• PROBLEM DETAILS
Starting from the top of the material, restate each line exactly until the line that contains "const BAR_HALF = 0.2;", which is also copied. Pictures are excluded.

--------------------

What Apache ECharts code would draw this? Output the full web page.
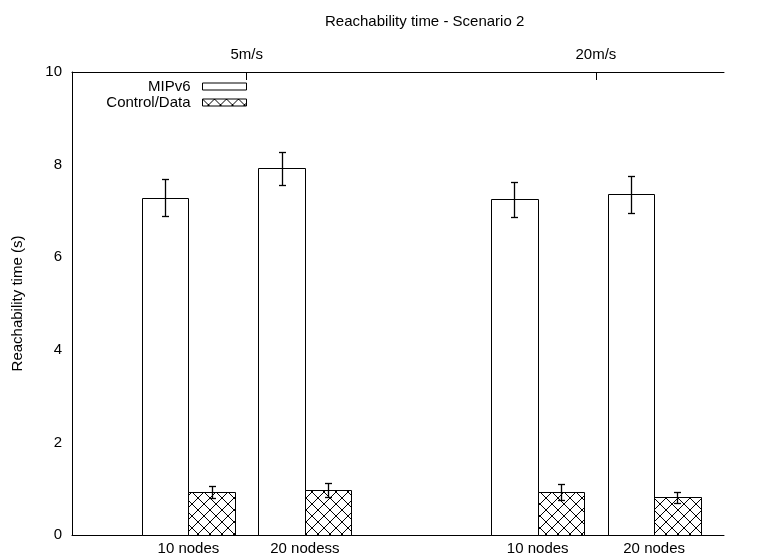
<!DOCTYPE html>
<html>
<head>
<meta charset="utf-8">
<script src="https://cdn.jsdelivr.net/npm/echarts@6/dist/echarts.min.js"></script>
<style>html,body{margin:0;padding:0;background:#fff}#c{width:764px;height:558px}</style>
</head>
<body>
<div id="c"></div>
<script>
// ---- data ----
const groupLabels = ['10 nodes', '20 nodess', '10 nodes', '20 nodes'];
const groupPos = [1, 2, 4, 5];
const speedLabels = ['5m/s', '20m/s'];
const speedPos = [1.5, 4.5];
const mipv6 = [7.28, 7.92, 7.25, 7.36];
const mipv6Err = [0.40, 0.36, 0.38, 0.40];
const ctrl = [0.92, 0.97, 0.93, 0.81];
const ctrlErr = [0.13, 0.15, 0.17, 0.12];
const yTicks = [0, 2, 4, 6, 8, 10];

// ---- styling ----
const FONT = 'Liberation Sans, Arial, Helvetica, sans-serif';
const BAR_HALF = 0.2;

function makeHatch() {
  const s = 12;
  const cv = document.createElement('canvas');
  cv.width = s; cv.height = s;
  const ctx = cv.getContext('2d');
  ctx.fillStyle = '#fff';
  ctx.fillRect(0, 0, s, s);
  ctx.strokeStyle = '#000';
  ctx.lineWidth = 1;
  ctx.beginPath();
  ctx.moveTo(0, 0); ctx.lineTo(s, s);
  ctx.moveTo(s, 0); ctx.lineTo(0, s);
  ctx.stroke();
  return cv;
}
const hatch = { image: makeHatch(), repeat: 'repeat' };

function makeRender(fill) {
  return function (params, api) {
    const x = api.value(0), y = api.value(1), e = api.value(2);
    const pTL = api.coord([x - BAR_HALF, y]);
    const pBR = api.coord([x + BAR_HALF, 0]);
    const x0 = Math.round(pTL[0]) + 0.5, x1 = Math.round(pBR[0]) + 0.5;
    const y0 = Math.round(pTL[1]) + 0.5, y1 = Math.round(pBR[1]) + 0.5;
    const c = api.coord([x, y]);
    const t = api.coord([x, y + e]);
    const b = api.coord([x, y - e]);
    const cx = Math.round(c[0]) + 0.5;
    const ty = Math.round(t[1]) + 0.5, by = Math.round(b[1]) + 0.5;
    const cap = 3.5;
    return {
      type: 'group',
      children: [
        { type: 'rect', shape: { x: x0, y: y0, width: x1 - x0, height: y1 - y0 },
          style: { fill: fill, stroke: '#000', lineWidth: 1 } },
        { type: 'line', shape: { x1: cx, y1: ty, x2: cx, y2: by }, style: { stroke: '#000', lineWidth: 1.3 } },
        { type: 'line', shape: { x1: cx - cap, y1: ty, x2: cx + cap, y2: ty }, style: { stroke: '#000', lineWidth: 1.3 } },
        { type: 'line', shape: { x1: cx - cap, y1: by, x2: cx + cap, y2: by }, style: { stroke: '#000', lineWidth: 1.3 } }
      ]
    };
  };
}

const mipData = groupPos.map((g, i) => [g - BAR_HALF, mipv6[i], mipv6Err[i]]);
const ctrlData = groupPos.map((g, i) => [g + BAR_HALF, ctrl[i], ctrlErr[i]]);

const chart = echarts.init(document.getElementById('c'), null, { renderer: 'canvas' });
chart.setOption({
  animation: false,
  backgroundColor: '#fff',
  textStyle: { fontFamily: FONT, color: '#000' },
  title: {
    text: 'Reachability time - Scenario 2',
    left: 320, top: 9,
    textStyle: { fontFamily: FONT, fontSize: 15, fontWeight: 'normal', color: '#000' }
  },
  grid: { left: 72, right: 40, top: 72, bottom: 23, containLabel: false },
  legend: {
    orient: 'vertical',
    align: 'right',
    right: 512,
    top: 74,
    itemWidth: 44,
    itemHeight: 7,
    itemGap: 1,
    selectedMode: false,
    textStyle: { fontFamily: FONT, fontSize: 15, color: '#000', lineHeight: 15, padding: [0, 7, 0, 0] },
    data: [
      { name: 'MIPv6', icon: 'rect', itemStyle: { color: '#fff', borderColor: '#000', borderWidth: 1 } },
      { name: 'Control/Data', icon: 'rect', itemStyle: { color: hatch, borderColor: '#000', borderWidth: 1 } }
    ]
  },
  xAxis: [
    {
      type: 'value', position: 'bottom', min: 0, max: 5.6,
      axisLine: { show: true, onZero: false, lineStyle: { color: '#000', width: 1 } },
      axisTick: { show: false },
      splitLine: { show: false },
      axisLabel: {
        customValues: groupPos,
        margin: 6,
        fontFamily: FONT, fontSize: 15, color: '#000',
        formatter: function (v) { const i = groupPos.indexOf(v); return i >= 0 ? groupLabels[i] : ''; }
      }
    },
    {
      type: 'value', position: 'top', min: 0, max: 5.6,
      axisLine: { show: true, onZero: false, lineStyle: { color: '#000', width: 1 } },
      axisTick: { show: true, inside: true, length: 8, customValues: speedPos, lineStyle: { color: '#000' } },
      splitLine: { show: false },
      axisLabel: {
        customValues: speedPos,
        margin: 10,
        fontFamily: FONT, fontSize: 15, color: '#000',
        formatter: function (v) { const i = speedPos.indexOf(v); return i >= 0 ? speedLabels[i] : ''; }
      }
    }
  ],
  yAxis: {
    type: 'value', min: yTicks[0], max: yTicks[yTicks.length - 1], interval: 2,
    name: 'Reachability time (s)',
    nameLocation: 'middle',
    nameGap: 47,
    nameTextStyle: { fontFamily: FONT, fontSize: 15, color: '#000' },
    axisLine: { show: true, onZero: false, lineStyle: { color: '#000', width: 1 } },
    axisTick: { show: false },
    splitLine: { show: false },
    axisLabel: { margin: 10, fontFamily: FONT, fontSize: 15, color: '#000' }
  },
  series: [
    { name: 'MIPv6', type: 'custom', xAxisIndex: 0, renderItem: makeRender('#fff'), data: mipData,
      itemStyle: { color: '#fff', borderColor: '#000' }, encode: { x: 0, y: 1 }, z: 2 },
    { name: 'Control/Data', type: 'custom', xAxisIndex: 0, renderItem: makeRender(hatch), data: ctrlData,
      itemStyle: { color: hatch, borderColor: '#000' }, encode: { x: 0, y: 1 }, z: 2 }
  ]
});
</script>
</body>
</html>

--------------------

• RESULT FOR THIS EXERCISE
What Apache ECharts code would draw this? Output the full web page.
<!DOCTYPE html>
<html>
<head>
<meta charset="utf-8">
<script src="https://cdn.jsdelivr.net/npm/echarts@6/dist/echarts.min.js"></script>
<style>html,body{margin:0;padding:0;background:#fff}#c{width:764px;height:558px}</style>
</head>
<body>
<div id="c"></div>
<script>
// ---- data ----
const groupLabels = ['10 nodes', '20 nodess', '10 nodes', '20 nodes'];
const groupPos = [1, 2, 4, 5];
const speedLabels = ['5m/s', '20m/s'];
const speedPos = [1.5, 4.5];
const mipv6 = [7.28, 7.92, 7.25, 7.36];
const mipv6Err = [0.40, 0.36, 0.38, 0.40];
const ctrl = [0.92, 0.97, 0.93, 0.81];
const ctrlErr = [0.13, 0.15, 0.17, 0.12];
const yTicks = [0, 2, 4, 6, 8, 10];

// ---- styling ----
const FONT = 'Liberation Sans, Arial, Helvetica, sans-serif';
const BAR_HALF = 0.2;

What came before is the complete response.